With a variety of work-at-home job opportunities advertised, Better Business Bureau often reminds consumers that corrupt employers are lurking. But what if it's too late? Many job hunters don't realize that they've been scammed until personal or financial information has already been released to a fraudulent company.
"For some reason, I never looked up the company to see if it was legit, and that night, I started to panic about the money I had just spent - so I called my credit card company and asked them what I could do to get out of this situation," said Sara Berlin, a Washington resident looking for a work-at-home opportunity.
For consumers who believe they've provided personal or financial information to a suspicious employer, BBB serving Alaska, Oregon and Western Washington offers the following steps:
- Research: Look up the company name, contact information and hiring manager on an Internet search engine. Be wary of negative reports and unresolved complaints. Search for their BBB Reliability Report.
- Back-out: Immediately contact and explain to the potential employer that you're no longer interested in the job; politely request that they shred and securely destroy your application and resume. Try to annul advance fee transactions and ask for confirmation of the cancellation.

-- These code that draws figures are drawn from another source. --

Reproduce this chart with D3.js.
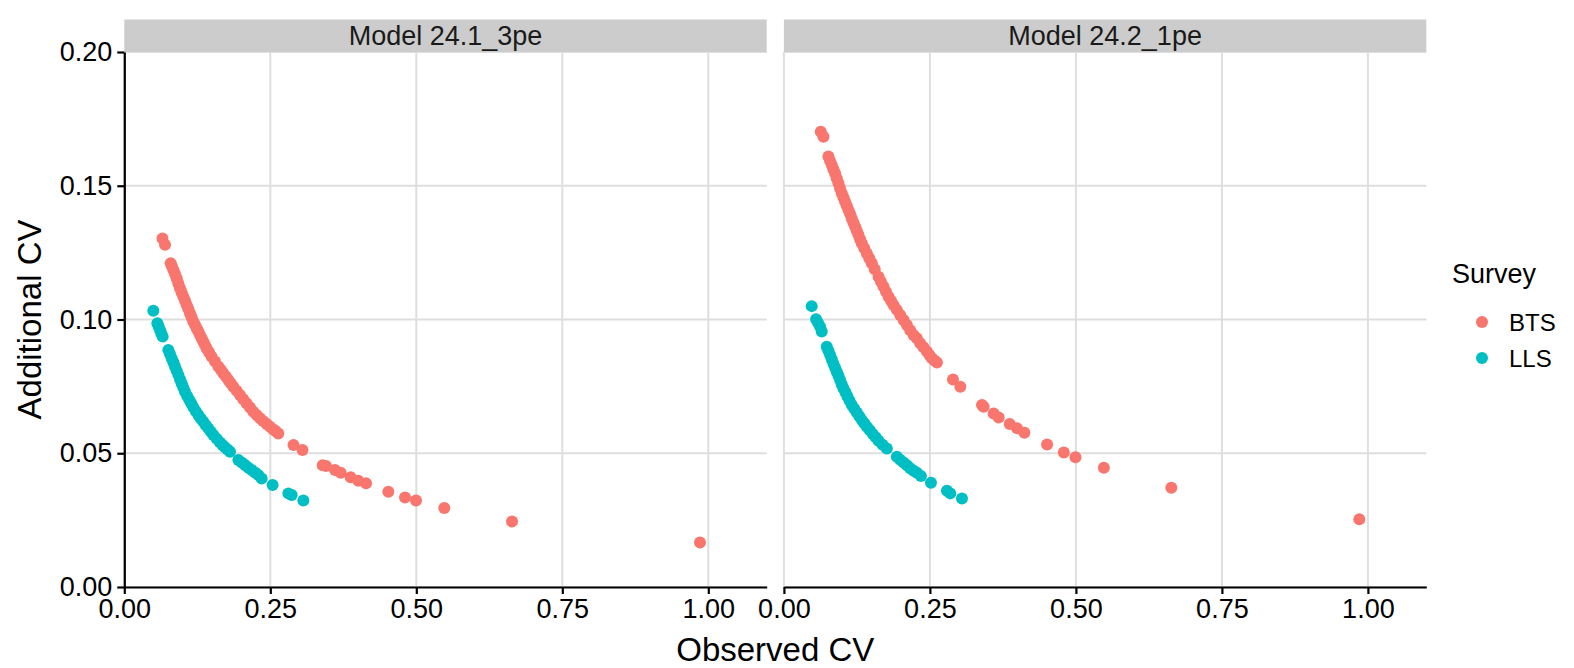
<!DOCTYPE html>
<html>
<head>
<meta charset="utf-8">
<script src="https://cdn.jsdelivr.net/npm/d3@7"></script>
<style>
  body { margin: 0; background: #fff; }
  svg { display: block; }
  text { font-family: "Liberation Sans", Arial, sans-serif; }
</style>
</head>
<body>
<div id="chart"></div>
<script>
// Facets and series
const models = ['Model 24.1_3pe', 'Model 24.2_1pe'];
const surveys = ['BTS', 'LLS'];
const surveyColors = ['#F8766D', '#00BFC4'];

const xTicks = [0, 0.25, 0.5, 0.75, 1.0];
const yTicks = [0, 0.05, 0.10, 0.15, 0.20];

// Model 24.1_3pe
const obsBTS1 = [0.0654, 0.0697,
  0.0794, 0.0817, 0.0840, 0.0868, 0.0897, 0.0925, 0.0954, 0.0982, 0.1011, 0.1040,
  0.1068, 0.1096, 0.1125, 0.1153, 0.1182, 0.1210, 0.1239, 0.1268, 0.1296, 0.1325,
  0.1353, 0.1381, 0.1410, 0.1453, 0.1496, 0.1553, 0.1610, 0.1653, 0.1696, 0.1738,
  0.1781, 0.1824, 0.1867, 0.1924, 0.1981, 0.2038, 0.2095, 0.2152, 0.2209, 0.2266,
  0.2324, 0.2381, 0.2438, 0.2495, 0.2552, 0.2595, 0.2637,
  0.2897, 0.3051, 0.3397, 0.3454, 0.3608, 0.3705, 0.3876, 0.4007, 0.4139, 0.4521,
  0.4807, 0.4995, 0.5480, 0.6639, 0.9858];
const addBTS1 = [0.1303, 0.1279,
  0.1210, 0.1198, 0.1185, 0.1170, 0.1154, 0.1135, 0.1117, 0.1101, 0.1085, 0.1070,
  0.1054, 0.1039, 0.1023, 0.1008, 0.0992, 0.0980, 0.0967, 0.0955, 0.0942, 0.0930,
  0.0917, 0.0905, 0.0892, 0.0877, 0.0861, 0.0843, 0.0824, 0.0812, 0.0799, 0.0787,
  0.0774, 0.0762, 0.0749, 0.0734, 0.0718, 0.0702, 0.0686, 0.0671, 0.0655, 0.0643,
  0.0631, 0.0620, 0.0609, 0.0599, 0.0589, 0.0582, 0.0574,
  0.0531, 0.0512, 0.0455, 0.0452, 0.0437, 0.0427, 0.0410, 0.0397, 0.0388, 0.0356,
  0.0335, 0.0323, 0.0295, 0.0245, 0.0166];
const obsLLS1 = [0.0497, 0.0566, 0.0588, 0.0611, 0.0634, 0.0657,
  0.0754, 0.0782, 0.0811, 0.0840, 0.0868, 0.0897, 0.0925, 0.0954, 0.0982, 0.1010,
  0.1039, 0.1076, 0.1114, 0.1148, 0.1182, 0.1225, 0.1268, 0.1310, 0.1353, 0.1396,
  0.1439, 0.1482, 0.1525, 0.1582, 0.1639, 0.1682, 0.1724, 0.1767, 0.1810,
  0.1953, 0.2010, 0.2067, 0.2124, 0.2181, 0.2238, 0.2295, 0.2352,
  0.2540, 0.2809, 0.2866, 0.3066];
const addLLS1 = [0.1033, 0.0986, 0.0974, 0.0961, 0.0948, 0.0936,
  0.0886, 0.0871, 0.0855, 0.0840, 0.0824, 0.0808, 0.0793, 0.0777, 0.0761, 0.0746,
  0.0730, 0.0714, 0.0699, 0.0686, 0.0672, 0.0657, 0.0643, 0.0630, 0.0618, 0.0605,
  0.0593, 0.0580, 0.0568, 0.0554, 0.0540, 0.0531, 0.0522, 0.0514, 0.0506,
  0.0475, 0.0465, 0.0456, 0.0446, 0.0437, 0.0428, 0.0419, 0.0406,
  0.0381, 0.0350, 0.0344, 0.0323];

// Model 24.2_1pe
const obsBTS2 = [0.0631, 0.0677,
  0.0762, 0.0790, 0.0819, 0.0848, 0.0877, 0.0905, 0.0934, 0.0962, 0.0991, 0.1020,
  0.1048, 0.1077, 0.1105, 0.1134, 0.1162, 0.1191, 0.1220, 0.1248, 0.1277, 0.1305,
  0.1334, 0.1377, 0.1420, 0.1462, 0.1505, 0.1555,
  0.1620, 0.1662, 0.1705, 0.1748, 0.1791, 0.1834, 0.1877, 0.1934, 0.1991, 0.2049,
  0.2106, 0.2163, 0.2220, 0.2277, 0.2334, 0.2391, 0.2449, 0.2492, 0.2535, 0.2578, 0.2620,
  0.2895, 0.3021, 0.3392, 0.3420, 0.3592, 0.3678, 0.3867, 0.3993, 0.4118, 0.4507,
  0.4793, 0.4993, 0.5479, 0.6634, 0.9853];
const addBTS2 = [0.1702, 0.1683,
  0.1609, 0.1593, 0.1578, 0.1562, 0.1546, 0.1528, 0.1509, 0.1490, 0.1472, 0.1456,
  0.1440, 0.1425, 0.1409, 0.1394, 0.1378, 0.1362, 0.1347, 0.1332, 0.1316, 0.1300,
  0.1285, 0.1266, 0.1247, 0.1229, 0.1210, 0.1188,
  0.1160, 0.1141, 0.1123, 0.1104, 0.1085, 0.1070, 0.1054, 0.1036, 0.1017, 0.0998,
  0.0979, 0.0960, 0.0942, 0.0930, 0.0911, 0.0896, 0.0880, 0.0867, 0.0855, 0.0847, 0.0839,
  0.0776, 0.0749, 0.0680, 0.0674, 0.0649, 0.0634, 0.0609, 0.0593, 0.0577, 0.0533,
  0.0503, 0.0485, 0.0446, 0.0371, 0.0253];
const obsLLS2 = [0.0476, 0.0551, 0.0585, 0.0620, 0.0648,
  0.0734, 0.0762, 0.0791, 0.0820, 0.0848, 0.0877, 0.0905, 0.0934, 0.0962, 0.0990,
  0.1019, 0.1054, 0.1088, 0.1125, 0.1162, 0.1205, 0.1248, 0.1291, 0.1334, 0.1377,
  0.1420, 0.1472, 0.1523, 0.1572, 0.1620, 0.1690, 0.1763,
  0.1934, 0.1990, 0.2049, 0.2106, 0.2163, 0.2220, 0.2277, 0.2346,
  0.2518, 0.2792, 0.2849, 0.3049];
const addLLS2 = [0.1050, 0.1001, 0.0987, 0.0973, 0.0955,
  0.0898, 0.0883, 0.0867, 0.0851, 0.0835, 0.0820, 0.0805, 0.0790, 0.0774, 0.0758,
  0.0743, 0.0728, 0.0712, 0.0696, 0.0680, 0.0666, 0.0652, 0.0638, 0.0624, 0.0612,
  0.0599, 0.0586, 0.0572, 0.0560, 0.0547, 0.0532, 0.0518,
  0.0487, 0.0476, 0.0465, 0.0455, 0.0444, 0.0435, 0.0427, 0.0415,
  0.0390, 0.0360, 0.0350, 0.0331];

const panelData = [
  [[obsBTS1, addBTS1], [obsLLS1, addLLS1]],
  [[obsBTS2, addBTS2], [obsLLS2, addLLS2]]
];

const width = 1574, height = 668;
const panelLeft = [124.3, 783.9];
const panelW = 642.4;
const panelTop = 52, panelBottom = 587;
const stripTop = 19.5;
const fontStack = '"Liberation Sans", Arial, sans-serif';

const svg = d3.select('#chart')
  .append('svg')
  .attr('width', width)
  .attr('height', height);

const y = d3.scaleLinear().domain([0, 0.2]).range([panelBottom, panelTop]);
const color = d3.scaleOrdinal().domain(surveys).range(surveyColors);

models.forEach((model, i) => {
  const x = d3.scaleLinear().domain([0, 1.1]).range([panelLeft[i], panelLeft[i] + panelW]);
  const g = svg.append('g');

  // Grid
  g.selectAll('.gx').data(xTicks).enter().append('line')
    .attr('x1', d => x(d)).attr('x2', d => x(d))
    .attr('y1', panelTop).attr('y2', panelBottom)
    .attr('stroke', '#dedede').attr('stroke-width', 2);
  g.selectAll('.gy').data(yTicks).enter().append('line')
    .attr('x1', panelLeft[i]).attr('x2', panelLeft[i] + panelW)
    .attr('y1', d => y(d)).attr('y2', d => y(d))
    .attr('stroke', '#dedede').attr('stroke-width', 2);

  // Strip
  g.append('rect')
    .attr('x', panelLeft[i]).attr('y', stripTop)
    .attr('width', panelW).attr('height', panelTop - stripTop)
    .attr('fill', '#cccccc');
  g.append('text')
    .attr('x', panelLeft[i] + panelW / 2)
    .attr('y', (stripTop + panelTop) / 2)
    .attr('dy', '0.36em')
    .attr('text-anchor', 'middle')
    .attr('font-size', '27px')
    .attr('fill', '#1a1a1a')
    .text(model);

  // Points
  surveys.forEach((s, k) => {
    const [obs, add] = panelData[i][k];
    g.selectAll('.pt' + k).data(obs.map((o, j) => [o, add[j]])).enter().append('circle')
      .attr('cx', d => x(d[0]))
      .attr('cy', d => y(d[1]))
      .attr('r', 6)
      .attr('fill', color(s));
  });

  // X axis
  const xAxis = g.append('g')
    .attr('transform', `translate(0,${panelBottom})`)
    .call(d3.axisBottom(x).tickValues(xTicks).tickFormat(d3.format('.2f')).tickSize(7).tickPadding(5).tickSizeOuter(0));
  xAxis.select('.domain').attr('stroke', '#000').attr('stroke-width', 2.2);
  xAxis.selectAll('.tick line').attr('stroke', '#000').attr('stroke-width', 2.2);
  xAxis.selectAll('.tick text').attr('font-size', '27px').attr('fill', '#000')
    .attr('font-family', fontStack);

  // Y axis only on the first facet
  if (i === 0) {
    const yAxis = g.append('g')
      .attr('transform', `translate(${panelLeft[i]},0)`)
      .call(d3.axisLeft(y).tickValues(yTicks).tickFormat(d3.format('.2f')).tickSize(7).tickPadding(5).tickSizeOuter(0));
    yAxis.select('.domain').attr('stroke', '#000').attr('stroke-width', 2.2);
    yAxis.selectAll('.tick line').attr('stroke', '#000').attr('stroke-width', 2.2);
    yAxis.selectAll('.tick text').attr('font-size', '27px').attr('fill', '#000')
      .attr('font-family', fontStack);
  }
});

// Axis titles
svg.append('text')
  .attr('x', (panelLeft[0] + panelLeft[1] + panelW) / 2)
  .attr('y', 661)
  .attr('text-anchor', 'middle')
  .attr('font-size', '33px')
  .attr('fill', '#000')
  .text('Observed CV');

svg.append('text')
  .attr('transform', `translate(41,${(panelTop + panelBottom) / 2}) rotate(-90)`)
  .attr('text-anchor', 'middle')
  .attr('font-size', '33px')
  .attr('fill', '#000')
  .text('Additional CV');

// Legend
const legend = svg.append('g').attr('transform', 'translate(1452,0)');
legend.append('text')
  .attr('x', 0).attr('y', 283)
  .attr('font-size', '27px')
  .attr('fill', '#000')
  .text('Survey');

surveys.forEach((s, k) => {
  legend.append('circle')
    .attr('cx', 30).attr('cy', 322 + k * 36)
    .attr('r', 6)
    .attr('fill', color(s));
  legend.append('text')
    .attr('x', 57).attr('y', 322 + k * 36)
    .attr('dy', '0.36em')
    .attr('font-size', '24px')
    .attr('fill', '#000')
    .text(s);
});
</script>
</body>
</html>
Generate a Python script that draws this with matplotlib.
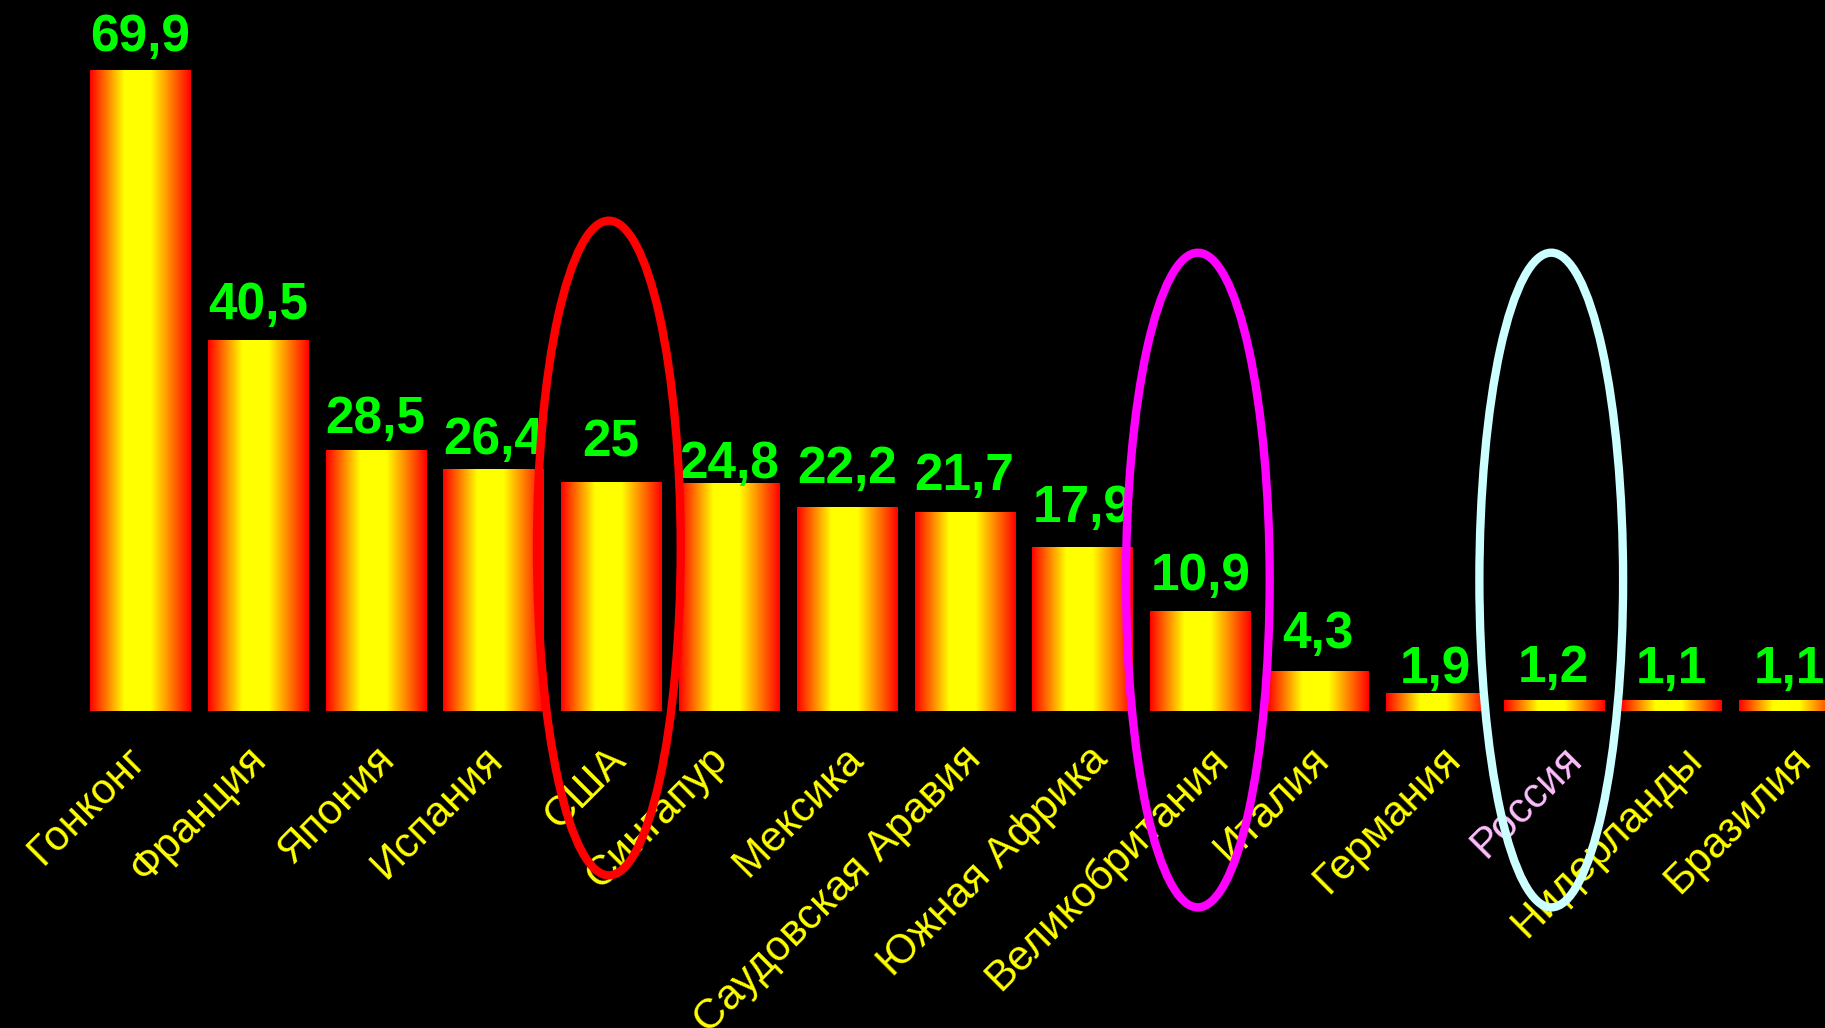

- Monitor: If the employer continues charging fees, contact your bank, financial institution or credit card provider to stop reoccurring or unwanted payments. Consider closing compromised accounts.
- Protect: Monitor bank accounts, credit card statements and credit reports for unauthorized activity. BBB offers additional steps for identity theft victims. For more identity theft help, visit www.idtheft.gov.
- Report: File complaints with BBB, the Federal Trade Commission and Internet Crime Complaint Center.